In examining aggregate figures across the three sites and equating the number of connections with popularity, Starbucks came out on top of all other consumer brands with 7.4 million Facebook fans, 901,925 Twitter followers and 6,509 YouTube subscribers resulting. Apparently, those on social networks are thinking a great deal about food, because after Starbucks came Coca-Cola, Whole Food Market, Skittles, Oreos and Red Bull. A cluster of non-food/beverage brands followed – Zappos.com, JetBlue Airways, Dell and Woot round out the top ten. It should be observed that, as of the time of this post, the rankings have shifted somewhat on the Famecount site reflecting recent activity.
Another ranking released as part of the study included that media, sports and game brands put Texas Hold ‘Em, a game developed by Zynga, at the top with 19 million Facebook fans, plus 135,234 Twitter followers and 1,017 YouTube subscribers. Zynga’s Mafia Wars was the second highest ranked media brand, attributable, as with Texas Hold ‘Em, almost exclusively with Facebook fans. The study also examined the popularity of traditional and new-media brands across these three channels. Facebook ranked third, bolstered by a quarter million Twitter followers. The top ten ranking continues with CNN, Twitter, the NBA, Family Guy, The Twilight Series, Google and the Onion.
Famecount uses API data from Twitter, YouTube and Facebook for tracking and analysis. “This data is unique in that it gives us for the first time an accurate global ranking of the popularity of brands online,” said Daniel Dearlove, founder of Famecount. “It is interesting to see established offline brands perform so strongly. This highlights the growing importance of social media in wider marketing campaigns, as well as the applicability of these channels to established brands, which may not have had a significant online presence previously. Social networks are helping them to tap into wider audiences and strengthen communications with existing consumers.”
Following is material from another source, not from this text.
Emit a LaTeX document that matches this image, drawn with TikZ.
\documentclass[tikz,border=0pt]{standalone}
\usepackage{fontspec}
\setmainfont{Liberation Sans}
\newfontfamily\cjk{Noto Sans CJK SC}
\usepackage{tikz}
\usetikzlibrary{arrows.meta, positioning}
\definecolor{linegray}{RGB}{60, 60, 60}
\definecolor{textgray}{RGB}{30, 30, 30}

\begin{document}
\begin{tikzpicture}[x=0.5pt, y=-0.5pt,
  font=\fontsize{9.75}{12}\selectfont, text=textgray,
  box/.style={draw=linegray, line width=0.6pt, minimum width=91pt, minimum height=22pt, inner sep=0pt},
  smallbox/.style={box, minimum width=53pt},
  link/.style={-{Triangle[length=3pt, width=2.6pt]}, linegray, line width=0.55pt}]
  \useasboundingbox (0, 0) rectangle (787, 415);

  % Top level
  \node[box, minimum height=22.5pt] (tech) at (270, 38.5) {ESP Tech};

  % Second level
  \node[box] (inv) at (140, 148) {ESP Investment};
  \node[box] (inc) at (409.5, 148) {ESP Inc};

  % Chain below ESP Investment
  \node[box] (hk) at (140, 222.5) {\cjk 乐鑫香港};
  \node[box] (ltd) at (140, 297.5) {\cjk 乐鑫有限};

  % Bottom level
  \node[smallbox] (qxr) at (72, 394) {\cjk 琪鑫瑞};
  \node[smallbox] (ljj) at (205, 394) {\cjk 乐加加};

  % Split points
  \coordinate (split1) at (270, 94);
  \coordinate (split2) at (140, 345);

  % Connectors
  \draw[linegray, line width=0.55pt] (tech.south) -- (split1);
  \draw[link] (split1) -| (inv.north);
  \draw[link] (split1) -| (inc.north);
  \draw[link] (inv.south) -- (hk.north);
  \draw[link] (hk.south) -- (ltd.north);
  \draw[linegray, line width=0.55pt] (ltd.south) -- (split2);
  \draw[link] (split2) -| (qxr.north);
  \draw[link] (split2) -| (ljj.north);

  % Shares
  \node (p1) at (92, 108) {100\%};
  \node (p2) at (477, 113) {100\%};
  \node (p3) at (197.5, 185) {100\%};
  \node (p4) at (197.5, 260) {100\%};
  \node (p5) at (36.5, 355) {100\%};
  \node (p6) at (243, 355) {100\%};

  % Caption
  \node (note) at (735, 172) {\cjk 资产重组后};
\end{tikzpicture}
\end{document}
Viewed in isolation, this data may not give a complete picture of popularity. One cannot conclude that someone connects on social media sites with only his/her favorite brands or that once the connection is made that the person is active on the brand’s page. Large numbers of connections could also be an indication of the marketing savvy of the brand to encourage those connections – the person making the connect may never have used the brand. But these statistics have value as part of an overall metric analysis. Jamie Gavin, founder of Jay-G Media, observes, “Going forward, the ability to monitor popularity across social media, as opposed to just visitors to a site, will be very important indeed.”